* SHORT TASK
Working from the top of the listing below, retype each line through the line containing "boxHigh = [0.435,0.740,0.654,0.563,0.488,0.627,0.584,0.443];", both included, with no pictures.

* GIVEN DATA
================================

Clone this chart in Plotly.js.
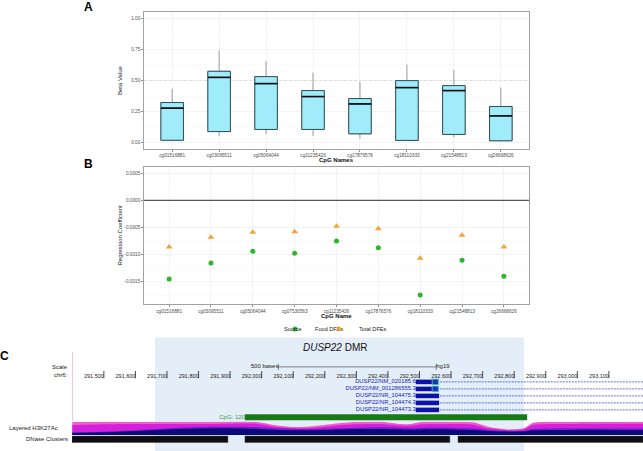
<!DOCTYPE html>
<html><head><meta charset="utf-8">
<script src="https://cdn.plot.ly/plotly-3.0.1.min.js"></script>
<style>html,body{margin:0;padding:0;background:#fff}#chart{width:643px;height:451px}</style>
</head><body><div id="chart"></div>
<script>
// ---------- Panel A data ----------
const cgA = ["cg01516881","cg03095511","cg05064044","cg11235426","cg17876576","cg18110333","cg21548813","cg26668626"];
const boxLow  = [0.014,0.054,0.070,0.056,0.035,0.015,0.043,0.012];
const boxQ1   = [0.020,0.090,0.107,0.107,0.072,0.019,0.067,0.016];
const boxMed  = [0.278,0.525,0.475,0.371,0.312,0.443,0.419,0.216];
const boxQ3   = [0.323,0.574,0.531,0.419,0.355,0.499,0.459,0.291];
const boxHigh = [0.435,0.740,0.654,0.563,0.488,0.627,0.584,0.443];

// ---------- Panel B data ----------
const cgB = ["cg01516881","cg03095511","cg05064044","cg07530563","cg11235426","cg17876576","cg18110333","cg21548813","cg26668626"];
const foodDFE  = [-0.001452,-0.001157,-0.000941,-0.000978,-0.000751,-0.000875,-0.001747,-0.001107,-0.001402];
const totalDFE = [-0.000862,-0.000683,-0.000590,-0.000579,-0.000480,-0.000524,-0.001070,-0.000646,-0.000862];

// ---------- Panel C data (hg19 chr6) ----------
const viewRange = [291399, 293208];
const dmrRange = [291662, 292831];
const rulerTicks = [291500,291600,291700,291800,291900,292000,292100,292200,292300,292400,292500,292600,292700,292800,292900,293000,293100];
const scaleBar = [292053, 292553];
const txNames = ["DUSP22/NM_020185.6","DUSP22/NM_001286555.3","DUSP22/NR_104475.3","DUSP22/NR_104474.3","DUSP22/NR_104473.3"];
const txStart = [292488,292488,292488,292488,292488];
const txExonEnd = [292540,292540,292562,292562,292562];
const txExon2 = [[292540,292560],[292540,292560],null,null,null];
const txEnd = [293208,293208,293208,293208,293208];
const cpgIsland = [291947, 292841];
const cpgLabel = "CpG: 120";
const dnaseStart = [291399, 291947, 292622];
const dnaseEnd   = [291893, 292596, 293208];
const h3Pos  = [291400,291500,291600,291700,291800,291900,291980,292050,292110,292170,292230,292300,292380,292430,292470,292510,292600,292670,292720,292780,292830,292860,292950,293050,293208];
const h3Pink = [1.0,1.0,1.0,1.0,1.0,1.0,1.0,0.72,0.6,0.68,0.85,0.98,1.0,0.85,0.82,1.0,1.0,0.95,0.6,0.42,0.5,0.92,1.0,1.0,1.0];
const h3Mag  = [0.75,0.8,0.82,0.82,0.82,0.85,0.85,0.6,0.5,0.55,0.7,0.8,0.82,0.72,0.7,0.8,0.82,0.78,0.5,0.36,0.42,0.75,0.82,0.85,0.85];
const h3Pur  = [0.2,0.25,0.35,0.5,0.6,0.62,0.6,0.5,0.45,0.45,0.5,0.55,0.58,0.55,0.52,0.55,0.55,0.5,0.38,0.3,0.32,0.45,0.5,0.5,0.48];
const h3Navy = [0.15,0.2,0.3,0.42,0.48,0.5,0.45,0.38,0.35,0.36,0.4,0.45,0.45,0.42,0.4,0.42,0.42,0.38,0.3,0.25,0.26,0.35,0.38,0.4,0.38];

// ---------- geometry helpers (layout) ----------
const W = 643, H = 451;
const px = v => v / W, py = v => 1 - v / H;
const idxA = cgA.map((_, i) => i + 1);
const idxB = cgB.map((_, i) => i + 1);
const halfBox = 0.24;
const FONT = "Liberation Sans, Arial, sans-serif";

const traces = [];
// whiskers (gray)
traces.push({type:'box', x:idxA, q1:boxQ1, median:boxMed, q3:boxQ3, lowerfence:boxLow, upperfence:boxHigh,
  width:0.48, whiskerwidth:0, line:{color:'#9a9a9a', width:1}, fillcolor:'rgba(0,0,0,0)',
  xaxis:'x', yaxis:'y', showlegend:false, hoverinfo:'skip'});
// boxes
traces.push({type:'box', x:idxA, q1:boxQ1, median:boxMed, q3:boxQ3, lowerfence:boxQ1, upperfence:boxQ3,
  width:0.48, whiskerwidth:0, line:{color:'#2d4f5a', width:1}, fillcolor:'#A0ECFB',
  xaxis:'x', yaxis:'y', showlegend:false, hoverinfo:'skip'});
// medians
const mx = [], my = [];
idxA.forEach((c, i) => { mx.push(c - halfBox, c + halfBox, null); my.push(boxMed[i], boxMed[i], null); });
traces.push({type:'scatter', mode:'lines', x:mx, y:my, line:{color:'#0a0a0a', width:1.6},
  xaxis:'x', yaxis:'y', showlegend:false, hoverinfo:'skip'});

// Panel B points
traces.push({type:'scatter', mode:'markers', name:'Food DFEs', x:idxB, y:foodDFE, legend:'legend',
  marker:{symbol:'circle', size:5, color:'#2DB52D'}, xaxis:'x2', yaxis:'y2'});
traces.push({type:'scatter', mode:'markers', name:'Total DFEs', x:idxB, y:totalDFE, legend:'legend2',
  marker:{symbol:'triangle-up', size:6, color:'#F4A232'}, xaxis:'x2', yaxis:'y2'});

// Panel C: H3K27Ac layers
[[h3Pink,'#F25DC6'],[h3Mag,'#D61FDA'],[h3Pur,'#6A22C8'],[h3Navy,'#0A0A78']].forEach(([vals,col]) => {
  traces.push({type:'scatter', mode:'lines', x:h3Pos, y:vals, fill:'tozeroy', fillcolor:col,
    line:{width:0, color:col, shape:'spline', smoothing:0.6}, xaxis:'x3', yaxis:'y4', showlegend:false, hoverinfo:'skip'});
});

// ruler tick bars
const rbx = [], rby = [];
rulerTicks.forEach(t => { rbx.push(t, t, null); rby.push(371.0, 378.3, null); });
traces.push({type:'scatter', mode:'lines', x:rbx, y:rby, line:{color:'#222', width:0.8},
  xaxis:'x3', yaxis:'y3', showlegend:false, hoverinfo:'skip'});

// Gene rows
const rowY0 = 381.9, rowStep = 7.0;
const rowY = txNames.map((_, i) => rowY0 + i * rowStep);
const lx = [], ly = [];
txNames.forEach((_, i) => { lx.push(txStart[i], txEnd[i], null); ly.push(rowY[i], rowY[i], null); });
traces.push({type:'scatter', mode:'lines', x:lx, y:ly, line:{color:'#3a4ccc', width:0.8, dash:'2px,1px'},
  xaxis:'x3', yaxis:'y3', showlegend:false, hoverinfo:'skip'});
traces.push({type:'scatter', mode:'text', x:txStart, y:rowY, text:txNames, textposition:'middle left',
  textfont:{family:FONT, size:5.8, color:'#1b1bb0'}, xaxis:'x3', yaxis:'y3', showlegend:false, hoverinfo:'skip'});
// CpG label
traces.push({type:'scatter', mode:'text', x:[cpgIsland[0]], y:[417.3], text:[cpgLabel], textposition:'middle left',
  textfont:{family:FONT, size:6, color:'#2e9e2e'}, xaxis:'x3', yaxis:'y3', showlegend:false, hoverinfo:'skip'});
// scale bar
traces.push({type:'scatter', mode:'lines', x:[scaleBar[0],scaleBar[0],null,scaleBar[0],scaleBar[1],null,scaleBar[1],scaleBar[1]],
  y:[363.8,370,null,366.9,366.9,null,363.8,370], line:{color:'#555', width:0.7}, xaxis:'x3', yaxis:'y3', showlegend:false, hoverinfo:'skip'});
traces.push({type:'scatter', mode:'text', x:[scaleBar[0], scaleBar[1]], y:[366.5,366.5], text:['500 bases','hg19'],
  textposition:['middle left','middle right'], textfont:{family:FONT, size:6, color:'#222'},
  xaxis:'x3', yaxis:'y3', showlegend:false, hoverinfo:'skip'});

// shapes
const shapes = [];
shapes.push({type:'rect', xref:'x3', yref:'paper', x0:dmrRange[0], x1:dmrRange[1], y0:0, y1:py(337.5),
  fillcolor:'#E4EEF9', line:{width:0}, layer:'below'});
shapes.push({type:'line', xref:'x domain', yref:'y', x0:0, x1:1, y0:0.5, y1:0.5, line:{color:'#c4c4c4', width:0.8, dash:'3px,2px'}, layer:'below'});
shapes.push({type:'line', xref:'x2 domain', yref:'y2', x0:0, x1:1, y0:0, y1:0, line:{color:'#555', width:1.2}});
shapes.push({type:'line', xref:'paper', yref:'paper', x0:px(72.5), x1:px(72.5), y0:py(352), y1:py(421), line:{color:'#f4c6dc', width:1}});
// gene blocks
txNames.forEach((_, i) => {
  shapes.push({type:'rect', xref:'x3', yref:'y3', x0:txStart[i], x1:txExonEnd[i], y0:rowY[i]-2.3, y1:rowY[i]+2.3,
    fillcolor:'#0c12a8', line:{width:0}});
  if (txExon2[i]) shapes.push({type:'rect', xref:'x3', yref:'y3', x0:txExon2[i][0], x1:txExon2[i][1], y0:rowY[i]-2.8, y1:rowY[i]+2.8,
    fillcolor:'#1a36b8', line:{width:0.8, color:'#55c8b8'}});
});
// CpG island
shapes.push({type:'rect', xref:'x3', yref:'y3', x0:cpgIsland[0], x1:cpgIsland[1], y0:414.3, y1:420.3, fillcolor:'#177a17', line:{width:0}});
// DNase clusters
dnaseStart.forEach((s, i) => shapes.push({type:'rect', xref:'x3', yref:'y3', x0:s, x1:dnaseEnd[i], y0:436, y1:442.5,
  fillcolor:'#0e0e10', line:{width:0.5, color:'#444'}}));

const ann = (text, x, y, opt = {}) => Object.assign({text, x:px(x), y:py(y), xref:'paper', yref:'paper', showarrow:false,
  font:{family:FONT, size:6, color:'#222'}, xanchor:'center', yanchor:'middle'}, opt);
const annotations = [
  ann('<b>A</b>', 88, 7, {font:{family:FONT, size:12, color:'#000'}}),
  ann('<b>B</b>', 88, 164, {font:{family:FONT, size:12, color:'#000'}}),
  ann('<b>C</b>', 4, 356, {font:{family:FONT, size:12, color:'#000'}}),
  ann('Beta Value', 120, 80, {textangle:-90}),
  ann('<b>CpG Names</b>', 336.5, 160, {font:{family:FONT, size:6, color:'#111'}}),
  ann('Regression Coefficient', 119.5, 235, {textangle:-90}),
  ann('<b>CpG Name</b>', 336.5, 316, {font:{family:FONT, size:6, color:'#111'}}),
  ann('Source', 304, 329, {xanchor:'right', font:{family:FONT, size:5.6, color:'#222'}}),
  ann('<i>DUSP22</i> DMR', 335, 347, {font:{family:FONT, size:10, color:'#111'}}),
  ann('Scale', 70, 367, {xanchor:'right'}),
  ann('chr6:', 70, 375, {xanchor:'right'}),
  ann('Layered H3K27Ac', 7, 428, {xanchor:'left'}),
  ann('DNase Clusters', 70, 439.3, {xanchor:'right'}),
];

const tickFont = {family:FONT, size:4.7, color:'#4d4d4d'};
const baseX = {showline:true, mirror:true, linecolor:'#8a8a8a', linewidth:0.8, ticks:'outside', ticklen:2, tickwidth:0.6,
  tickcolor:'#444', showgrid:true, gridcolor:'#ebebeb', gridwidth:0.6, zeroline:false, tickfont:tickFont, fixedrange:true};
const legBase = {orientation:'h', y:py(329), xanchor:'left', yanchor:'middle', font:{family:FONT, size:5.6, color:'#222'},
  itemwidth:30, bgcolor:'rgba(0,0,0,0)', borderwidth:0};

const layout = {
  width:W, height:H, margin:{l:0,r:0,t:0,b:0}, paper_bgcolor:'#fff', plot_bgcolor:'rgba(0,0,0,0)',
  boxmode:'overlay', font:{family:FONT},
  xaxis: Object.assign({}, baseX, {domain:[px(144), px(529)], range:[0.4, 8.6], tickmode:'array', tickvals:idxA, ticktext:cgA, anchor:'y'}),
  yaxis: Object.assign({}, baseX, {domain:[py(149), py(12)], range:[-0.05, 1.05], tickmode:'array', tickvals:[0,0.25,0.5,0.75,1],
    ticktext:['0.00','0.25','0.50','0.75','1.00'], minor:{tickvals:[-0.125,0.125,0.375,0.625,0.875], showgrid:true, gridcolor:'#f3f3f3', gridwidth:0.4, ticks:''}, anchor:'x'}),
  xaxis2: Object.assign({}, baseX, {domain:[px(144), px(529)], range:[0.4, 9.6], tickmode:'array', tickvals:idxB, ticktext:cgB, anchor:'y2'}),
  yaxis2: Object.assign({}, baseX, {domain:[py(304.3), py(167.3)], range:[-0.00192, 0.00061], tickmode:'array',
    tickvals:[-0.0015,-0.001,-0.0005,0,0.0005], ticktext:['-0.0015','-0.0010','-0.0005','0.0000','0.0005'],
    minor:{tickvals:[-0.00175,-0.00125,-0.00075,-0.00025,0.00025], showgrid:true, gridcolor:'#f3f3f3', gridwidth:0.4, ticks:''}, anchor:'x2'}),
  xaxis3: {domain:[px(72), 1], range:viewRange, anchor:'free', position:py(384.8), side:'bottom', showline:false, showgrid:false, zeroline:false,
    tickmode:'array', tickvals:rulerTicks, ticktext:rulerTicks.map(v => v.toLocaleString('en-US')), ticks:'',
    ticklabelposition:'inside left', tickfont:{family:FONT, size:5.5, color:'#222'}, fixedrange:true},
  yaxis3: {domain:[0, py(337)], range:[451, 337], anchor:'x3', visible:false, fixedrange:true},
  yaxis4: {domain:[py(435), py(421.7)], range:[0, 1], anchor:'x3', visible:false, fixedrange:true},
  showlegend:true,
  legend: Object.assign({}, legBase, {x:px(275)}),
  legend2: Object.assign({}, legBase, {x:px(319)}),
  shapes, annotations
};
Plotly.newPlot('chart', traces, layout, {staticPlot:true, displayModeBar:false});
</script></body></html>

================================

* SOLUTION TO THIS PROBLEM
Clone this chart in Plotly.js.
<!DOCTYPE html>
<html><head><meta charset="utf-8">
<script src="https://cdn.plot.ly/plotly-3.0.1.min.js"></script>
<style>html,body{margin:0;padding:0;background:#fff}#chart{width:643px;height:451px}</style>
</head><body><div id="chart"></div>
<script>
// ---------- Panel A data ----------
const cgA = ["cg01516881","cg03095511","cg05064044","cg11235426","cg17876576","cg18110333","cg21548813","cg26668626"];
const boxLow  = [0.014,0.054,0.070,0.056,0.035,0.015,0.043,0.012];
const boxQ1   = [0.020,0.090,0.107,0.107,0.072,0.019,0.067,0.016];
const boxMed  = [0.278,0.525,0.475,0.371,0.312,0.443,0.419,0.216];
const boxQ3   = [0.323,0.574,0.531,0.419,0.355,0.499,0.459,0.291];
const boxHigh = [0.435,0.740,0.654,0.563,0.488,0.627,0.584,0.443];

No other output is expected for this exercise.